WORK INSTRUCTIONS:
Retype, with no alterations, every line between the one containing "Give me the D3.js source for this chart." and the one containing "const yTicks = [700,750,800,850,900,950,1000];", counting both of those lines too. Pictures are to be left out.

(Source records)
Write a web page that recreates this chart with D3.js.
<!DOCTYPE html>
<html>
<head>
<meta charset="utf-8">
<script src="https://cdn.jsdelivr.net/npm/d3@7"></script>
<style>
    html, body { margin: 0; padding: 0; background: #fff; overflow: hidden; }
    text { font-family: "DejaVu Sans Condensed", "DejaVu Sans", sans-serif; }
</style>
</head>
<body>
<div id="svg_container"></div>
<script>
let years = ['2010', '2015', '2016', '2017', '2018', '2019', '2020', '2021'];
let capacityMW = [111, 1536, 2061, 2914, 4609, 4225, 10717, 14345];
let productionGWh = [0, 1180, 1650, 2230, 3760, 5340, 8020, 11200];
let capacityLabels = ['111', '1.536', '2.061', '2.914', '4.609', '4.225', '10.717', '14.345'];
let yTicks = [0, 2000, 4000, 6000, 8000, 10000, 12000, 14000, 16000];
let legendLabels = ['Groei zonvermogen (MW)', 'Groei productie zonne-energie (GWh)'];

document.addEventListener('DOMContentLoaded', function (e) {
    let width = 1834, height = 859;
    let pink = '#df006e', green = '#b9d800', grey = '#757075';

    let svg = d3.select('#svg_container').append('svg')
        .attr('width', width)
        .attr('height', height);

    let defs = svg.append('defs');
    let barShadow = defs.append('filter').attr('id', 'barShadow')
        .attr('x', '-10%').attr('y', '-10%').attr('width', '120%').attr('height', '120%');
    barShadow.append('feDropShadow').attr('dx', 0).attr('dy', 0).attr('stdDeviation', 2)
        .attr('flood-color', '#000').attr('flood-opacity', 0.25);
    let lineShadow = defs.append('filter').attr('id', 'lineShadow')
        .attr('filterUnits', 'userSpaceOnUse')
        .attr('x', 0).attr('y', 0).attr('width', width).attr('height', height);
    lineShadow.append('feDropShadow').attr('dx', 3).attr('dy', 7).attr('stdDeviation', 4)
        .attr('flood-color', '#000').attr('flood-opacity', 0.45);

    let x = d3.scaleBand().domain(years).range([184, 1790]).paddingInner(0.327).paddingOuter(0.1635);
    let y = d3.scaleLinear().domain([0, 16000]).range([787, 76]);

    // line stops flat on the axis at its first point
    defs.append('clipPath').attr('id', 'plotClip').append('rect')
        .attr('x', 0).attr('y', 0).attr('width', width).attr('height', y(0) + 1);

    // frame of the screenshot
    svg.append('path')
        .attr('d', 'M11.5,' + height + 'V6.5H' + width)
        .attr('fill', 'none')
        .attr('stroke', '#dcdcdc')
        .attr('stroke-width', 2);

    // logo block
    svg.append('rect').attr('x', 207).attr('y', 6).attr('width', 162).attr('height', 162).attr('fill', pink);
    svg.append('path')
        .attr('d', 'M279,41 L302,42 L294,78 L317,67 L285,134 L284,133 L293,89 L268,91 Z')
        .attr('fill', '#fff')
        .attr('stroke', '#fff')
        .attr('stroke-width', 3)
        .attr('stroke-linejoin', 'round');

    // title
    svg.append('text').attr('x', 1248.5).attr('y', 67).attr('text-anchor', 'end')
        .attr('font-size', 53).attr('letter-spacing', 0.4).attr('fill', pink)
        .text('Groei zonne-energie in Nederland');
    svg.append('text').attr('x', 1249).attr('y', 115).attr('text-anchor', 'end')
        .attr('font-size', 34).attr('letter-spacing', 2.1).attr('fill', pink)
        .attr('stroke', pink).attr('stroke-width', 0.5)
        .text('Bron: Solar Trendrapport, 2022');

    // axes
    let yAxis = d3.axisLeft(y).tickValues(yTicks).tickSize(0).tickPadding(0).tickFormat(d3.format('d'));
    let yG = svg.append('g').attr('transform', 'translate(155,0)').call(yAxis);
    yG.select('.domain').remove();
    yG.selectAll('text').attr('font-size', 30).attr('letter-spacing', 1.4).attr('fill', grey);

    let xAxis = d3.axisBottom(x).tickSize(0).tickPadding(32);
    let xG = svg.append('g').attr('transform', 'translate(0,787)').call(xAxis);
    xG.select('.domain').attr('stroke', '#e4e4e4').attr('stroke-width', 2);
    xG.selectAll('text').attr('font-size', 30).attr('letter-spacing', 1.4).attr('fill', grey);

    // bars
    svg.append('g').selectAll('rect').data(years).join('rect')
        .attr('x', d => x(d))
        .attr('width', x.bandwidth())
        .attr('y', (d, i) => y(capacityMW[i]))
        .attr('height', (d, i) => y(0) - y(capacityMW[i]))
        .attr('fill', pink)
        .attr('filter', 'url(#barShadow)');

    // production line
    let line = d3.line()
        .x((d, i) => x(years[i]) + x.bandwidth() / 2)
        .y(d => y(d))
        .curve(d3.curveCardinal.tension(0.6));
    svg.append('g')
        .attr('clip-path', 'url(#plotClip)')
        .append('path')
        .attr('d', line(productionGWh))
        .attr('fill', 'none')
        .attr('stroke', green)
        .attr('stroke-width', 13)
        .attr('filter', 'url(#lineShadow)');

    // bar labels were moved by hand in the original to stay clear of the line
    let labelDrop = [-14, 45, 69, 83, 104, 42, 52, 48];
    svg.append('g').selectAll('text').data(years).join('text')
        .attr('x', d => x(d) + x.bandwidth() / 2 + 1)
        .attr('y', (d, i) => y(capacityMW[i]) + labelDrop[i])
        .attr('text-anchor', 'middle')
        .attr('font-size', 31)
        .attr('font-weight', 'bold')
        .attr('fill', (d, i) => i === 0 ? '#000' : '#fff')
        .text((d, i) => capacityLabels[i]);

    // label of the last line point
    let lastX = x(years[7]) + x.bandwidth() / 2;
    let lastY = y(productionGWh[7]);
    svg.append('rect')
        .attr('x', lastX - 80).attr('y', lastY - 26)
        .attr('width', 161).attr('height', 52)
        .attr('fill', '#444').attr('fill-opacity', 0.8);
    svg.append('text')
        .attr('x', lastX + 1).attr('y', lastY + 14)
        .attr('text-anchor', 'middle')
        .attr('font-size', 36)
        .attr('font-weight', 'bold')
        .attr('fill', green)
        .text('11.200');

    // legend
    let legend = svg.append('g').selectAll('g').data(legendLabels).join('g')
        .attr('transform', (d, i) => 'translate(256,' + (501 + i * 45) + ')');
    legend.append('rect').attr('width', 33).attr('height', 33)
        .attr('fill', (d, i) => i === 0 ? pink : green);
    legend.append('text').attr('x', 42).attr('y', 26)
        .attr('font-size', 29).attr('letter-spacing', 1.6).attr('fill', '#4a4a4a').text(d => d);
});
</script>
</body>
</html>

...

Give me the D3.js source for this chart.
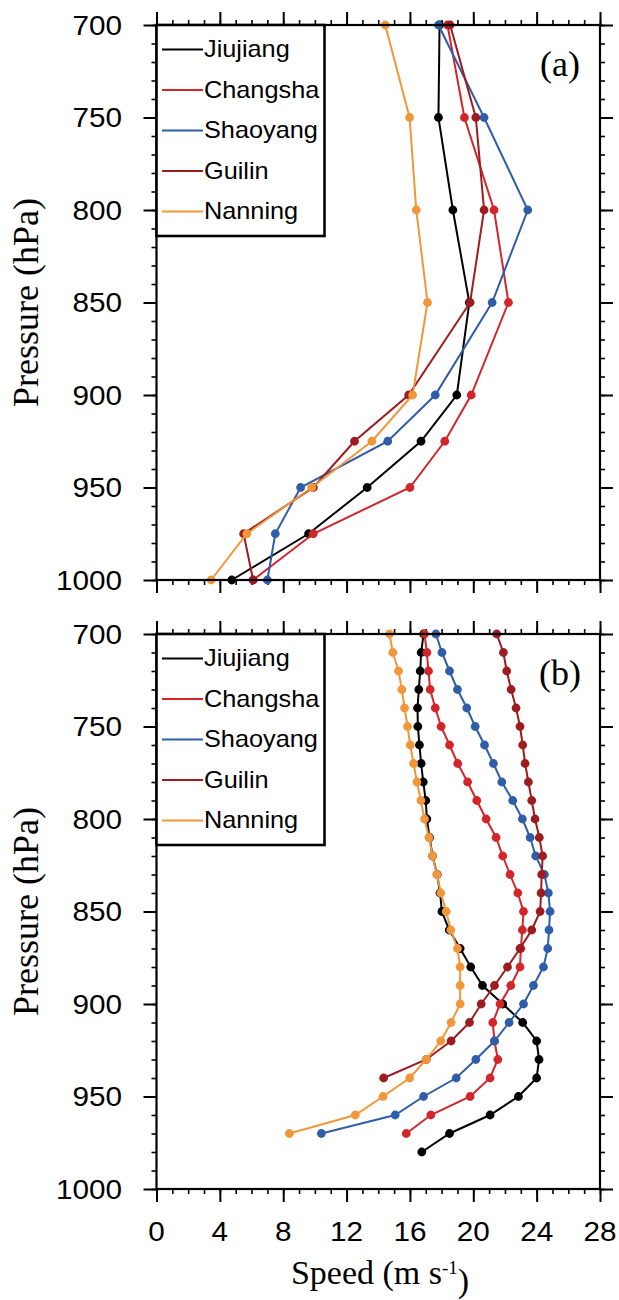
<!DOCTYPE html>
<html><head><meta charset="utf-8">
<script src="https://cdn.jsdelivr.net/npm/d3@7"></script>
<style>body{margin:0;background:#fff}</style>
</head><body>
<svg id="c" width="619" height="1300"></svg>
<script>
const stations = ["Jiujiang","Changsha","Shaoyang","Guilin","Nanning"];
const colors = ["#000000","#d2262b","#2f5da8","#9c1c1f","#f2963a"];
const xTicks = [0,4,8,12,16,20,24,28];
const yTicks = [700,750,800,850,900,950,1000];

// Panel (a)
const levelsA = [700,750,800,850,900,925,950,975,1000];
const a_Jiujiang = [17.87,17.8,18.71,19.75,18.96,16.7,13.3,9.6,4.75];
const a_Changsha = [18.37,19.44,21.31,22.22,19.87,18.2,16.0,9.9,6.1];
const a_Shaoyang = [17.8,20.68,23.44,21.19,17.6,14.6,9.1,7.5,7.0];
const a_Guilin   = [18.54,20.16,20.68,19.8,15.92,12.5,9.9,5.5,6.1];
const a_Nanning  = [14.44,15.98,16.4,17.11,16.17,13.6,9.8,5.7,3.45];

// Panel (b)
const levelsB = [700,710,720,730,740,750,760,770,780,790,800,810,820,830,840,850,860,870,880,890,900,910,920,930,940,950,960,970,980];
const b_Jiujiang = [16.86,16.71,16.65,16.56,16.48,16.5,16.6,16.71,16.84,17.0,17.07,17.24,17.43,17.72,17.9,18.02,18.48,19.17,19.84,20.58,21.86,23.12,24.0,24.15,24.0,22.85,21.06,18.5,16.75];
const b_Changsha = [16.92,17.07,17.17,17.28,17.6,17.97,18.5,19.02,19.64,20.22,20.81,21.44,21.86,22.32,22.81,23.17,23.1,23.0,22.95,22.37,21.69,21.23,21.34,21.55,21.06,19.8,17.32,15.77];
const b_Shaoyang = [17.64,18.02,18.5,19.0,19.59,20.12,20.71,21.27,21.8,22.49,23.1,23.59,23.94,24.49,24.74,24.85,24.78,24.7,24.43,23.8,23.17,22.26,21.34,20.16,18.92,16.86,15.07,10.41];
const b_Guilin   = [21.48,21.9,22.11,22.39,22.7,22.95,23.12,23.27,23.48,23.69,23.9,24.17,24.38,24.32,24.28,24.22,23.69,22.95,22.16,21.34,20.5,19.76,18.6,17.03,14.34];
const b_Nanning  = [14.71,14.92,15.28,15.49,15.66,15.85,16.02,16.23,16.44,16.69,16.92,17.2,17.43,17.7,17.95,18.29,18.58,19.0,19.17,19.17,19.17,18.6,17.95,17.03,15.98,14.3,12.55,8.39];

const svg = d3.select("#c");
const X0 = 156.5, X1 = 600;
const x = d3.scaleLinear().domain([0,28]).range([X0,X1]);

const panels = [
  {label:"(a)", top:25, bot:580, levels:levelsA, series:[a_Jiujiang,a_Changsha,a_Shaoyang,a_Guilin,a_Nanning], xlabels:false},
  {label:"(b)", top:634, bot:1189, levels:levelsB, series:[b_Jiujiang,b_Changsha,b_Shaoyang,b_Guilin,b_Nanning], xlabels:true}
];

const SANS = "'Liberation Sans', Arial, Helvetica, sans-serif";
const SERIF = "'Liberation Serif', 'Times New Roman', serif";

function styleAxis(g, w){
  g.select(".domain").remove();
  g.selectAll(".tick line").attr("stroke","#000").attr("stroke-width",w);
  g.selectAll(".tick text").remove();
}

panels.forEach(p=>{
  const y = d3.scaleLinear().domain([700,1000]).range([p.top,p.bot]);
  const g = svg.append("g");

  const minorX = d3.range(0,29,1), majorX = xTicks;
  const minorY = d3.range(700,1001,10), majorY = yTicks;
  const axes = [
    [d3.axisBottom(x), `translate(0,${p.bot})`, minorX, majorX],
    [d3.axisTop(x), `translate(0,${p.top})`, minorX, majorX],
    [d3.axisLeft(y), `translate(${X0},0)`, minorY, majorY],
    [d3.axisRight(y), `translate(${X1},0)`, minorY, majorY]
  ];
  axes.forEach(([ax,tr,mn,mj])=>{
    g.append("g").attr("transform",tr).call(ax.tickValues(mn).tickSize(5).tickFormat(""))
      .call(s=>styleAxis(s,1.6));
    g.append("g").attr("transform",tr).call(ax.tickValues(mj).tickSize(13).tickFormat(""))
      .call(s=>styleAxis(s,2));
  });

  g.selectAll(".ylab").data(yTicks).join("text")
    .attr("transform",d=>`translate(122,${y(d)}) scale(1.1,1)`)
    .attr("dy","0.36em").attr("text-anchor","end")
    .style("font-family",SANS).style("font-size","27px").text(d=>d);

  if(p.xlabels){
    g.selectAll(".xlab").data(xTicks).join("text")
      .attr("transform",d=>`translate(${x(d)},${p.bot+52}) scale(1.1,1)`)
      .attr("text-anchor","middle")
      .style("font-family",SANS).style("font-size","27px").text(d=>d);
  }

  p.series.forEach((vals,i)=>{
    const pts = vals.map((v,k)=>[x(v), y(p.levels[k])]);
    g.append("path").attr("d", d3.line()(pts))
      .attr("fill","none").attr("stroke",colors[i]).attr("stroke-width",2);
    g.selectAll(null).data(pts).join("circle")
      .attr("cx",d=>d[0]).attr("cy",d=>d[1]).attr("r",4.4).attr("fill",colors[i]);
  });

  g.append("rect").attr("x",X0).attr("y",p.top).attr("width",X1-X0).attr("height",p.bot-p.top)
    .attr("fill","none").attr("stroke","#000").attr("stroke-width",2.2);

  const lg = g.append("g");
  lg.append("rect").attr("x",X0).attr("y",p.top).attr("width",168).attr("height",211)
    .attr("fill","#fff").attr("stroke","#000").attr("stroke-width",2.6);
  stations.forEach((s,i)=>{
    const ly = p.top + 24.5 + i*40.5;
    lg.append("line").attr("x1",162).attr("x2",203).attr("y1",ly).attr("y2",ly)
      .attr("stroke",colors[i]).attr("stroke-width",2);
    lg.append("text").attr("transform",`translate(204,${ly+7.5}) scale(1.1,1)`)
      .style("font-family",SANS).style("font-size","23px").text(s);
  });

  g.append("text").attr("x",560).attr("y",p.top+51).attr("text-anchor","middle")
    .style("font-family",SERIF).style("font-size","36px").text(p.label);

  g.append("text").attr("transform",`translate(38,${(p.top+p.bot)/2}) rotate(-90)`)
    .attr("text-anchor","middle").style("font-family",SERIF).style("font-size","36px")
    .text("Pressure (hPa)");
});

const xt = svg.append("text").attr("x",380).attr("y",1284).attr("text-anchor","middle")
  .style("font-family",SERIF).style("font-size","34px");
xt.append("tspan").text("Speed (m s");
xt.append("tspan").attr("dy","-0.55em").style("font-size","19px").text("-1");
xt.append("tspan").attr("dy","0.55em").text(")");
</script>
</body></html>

---

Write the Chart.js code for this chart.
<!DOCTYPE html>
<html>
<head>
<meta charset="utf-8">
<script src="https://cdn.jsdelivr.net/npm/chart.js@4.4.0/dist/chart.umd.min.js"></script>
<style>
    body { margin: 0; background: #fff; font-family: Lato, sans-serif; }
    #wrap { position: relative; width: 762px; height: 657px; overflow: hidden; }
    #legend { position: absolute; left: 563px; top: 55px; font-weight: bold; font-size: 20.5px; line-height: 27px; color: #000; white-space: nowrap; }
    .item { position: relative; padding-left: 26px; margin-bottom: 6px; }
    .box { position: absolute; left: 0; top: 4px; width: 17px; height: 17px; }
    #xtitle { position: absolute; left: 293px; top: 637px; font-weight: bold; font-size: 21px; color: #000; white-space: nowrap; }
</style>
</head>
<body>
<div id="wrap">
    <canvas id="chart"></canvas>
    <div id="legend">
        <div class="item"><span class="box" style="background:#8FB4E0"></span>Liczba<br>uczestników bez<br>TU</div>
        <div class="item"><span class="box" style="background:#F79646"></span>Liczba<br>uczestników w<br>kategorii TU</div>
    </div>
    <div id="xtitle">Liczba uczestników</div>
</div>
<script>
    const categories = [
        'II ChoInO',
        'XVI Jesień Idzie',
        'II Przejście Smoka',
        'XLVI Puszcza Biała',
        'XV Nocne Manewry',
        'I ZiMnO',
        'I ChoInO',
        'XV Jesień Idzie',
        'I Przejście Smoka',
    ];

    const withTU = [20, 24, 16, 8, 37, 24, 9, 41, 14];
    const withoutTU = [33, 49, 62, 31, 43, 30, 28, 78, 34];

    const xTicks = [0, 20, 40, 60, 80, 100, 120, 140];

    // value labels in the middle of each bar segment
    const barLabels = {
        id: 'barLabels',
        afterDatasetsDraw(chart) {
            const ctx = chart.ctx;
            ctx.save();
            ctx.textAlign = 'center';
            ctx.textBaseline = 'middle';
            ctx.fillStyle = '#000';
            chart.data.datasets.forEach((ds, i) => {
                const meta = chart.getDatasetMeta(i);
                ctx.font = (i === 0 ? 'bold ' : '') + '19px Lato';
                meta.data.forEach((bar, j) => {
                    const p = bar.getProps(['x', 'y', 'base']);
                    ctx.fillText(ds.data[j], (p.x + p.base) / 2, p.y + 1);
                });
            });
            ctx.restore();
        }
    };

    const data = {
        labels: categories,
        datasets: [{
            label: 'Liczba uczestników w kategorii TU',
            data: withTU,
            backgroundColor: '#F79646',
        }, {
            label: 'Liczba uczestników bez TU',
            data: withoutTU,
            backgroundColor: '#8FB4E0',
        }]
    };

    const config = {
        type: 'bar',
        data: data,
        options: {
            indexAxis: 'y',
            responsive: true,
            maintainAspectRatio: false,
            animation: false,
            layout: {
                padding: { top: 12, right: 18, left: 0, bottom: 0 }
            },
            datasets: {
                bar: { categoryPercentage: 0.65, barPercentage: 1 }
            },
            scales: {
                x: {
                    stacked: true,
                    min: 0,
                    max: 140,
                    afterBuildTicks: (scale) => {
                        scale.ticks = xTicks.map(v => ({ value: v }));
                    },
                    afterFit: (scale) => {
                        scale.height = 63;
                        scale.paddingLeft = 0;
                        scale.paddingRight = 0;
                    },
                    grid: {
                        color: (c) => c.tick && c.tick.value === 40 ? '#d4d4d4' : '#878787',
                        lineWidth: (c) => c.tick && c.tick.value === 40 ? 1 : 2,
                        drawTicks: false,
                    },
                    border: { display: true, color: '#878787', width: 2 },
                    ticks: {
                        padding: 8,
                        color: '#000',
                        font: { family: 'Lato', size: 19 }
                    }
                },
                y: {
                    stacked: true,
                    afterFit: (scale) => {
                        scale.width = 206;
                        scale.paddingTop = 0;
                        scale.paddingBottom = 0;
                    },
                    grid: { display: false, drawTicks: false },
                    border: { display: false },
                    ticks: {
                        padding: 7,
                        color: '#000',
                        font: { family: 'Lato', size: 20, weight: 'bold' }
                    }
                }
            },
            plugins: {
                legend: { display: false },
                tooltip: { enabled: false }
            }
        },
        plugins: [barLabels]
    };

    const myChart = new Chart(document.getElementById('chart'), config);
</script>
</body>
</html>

RESULT FOR THIS EXERCISE:
Give me the D3.js source for this chart.
<!DOCTYPE html>
<html><head><meta charset="utf-8">
<script src="https://cdn.jsdelivr.net/npm/d3@7"></script>
<style>body{margin:0;background:#fff}</style>
</head><body>
<svg id="c" width="619" height="1300"></svg>
<script>
const stations = ["Jiujiang","Changsha","Shaoyang","Guilin","Nanning"];
const colors = ["#000000","#d2262b","#2f5da8","#9c1c1f","#f2963a"];
const xTicks = [0,4,8,12,16,20,24,28];
const yTicks = [700,750,800,850,900,950,1000];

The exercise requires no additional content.